Revenues in the UK surpassing those of Denmark, employee retention and a popular takeaway offering were said to have driven the strong results.

Sticks’n’Sushi ends the financial year 2020/2021 with EBITDA of £5.9m, corresponding to 10.2% of turnover.

Founded in Copenhagen in 1994, the sushi restaurant chain operates 12 restaurants in Denmark, nine in the UK and soon to be three in Germany.

The company said UK market had been crucial to the result, with the launch of four delivery only kitchens a key factor.

Andreas Karlsson, CEO of Sticks’n’Sushi, said: “We opened our first location in London in March 2012, and we are starting to feel the effects of the hard and persistent work on a fiercely competitive market. Today our British restaurants have overtaken the Danish market in terms of revenue, and I expect it to remain our largest market in 2022.”

The company said its takeaway offering proved a hit with consumers while restaurants were closed.

Anders Kjørup, COO of Sticks’n’Sushi, said: “There were long periods where people weren’t able to visit restaurants, but still wanted a restaurant-like experience. I believe we struck the right balance between taste, aesthetics, and convenience. This has been an important learning for us going forward we will continue developing our takeaway offerings.”

According to CEO Andreas Karlsson, Germany will be the main focus in 2022 with an ambition to expand and establish the brand further in the German capital.

The chain will consolidate their Danish business and keep building on the excellent growth on the UK market.
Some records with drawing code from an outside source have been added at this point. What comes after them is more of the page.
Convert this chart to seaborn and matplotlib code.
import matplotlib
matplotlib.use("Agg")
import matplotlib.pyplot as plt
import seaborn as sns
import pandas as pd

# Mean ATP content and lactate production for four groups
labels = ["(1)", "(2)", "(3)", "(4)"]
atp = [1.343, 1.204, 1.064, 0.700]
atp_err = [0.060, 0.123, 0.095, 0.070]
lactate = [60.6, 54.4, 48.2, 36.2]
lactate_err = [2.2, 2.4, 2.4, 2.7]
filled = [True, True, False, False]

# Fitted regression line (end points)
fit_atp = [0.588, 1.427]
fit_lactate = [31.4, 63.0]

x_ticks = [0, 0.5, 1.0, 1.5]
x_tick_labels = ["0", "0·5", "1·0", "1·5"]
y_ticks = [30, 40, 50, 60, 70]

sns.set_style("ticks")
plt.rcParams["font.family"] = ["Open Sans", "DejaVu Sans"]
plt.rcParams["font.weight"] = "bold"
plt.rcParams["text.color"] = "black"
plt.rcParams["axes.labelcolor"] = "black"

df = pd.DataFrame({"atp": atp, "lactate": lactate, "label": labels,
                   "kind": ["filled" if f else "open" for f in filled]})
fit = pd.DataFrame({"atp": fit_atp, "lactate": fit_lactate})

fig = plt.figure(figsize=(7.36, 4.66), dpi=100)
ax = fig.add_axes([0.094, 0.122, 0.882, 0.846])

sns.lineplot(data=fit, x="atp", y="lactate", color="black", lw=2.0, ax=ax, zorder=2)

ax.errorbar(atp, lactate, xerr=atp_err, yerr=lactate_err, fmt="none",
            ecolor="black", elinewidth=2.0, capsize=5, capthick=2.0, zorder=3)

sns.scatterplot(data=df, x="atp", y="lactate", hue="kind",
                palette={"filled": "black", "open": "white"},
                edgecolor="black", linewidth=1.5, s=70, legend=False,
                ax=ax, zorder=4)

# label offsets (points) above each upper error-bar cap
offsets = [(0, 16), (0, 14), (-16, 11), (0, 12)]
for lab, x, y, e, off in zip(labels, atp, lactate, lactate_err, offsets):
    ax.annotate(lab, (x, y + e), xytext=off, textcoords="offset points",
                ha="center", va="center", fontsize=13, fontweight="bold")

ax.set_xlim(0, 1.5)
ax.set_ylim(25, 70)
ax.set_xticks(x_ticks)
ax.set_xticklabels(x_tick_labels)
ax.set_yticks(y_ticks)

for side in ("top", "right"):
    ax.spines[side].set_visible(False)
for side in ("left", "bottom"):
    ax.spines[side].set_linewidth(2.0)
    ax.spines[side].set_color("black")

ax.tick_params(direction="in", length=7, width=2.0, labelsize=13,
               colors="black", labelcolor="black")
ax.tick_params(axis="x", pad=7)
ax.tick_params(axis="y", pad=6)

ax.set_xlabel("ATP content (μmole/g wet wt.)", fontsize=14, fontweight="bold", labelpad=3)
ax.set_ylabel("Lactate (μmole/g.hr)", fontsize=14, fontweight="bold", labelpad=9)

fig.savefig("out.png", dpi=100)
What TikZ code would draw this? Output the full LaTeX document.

Karlsson added: “We created a strong brand in the UK and in Denmark. It is our ambition to establish the same presence and brand in Berlin. We have opened two restaurants with a third on its way and are actively seeking a fourth and fifth location. Across all three markets we want to strengthen the business, ensure that our products are innovative and further develop our employees who have been crucial for our good results in the past year.”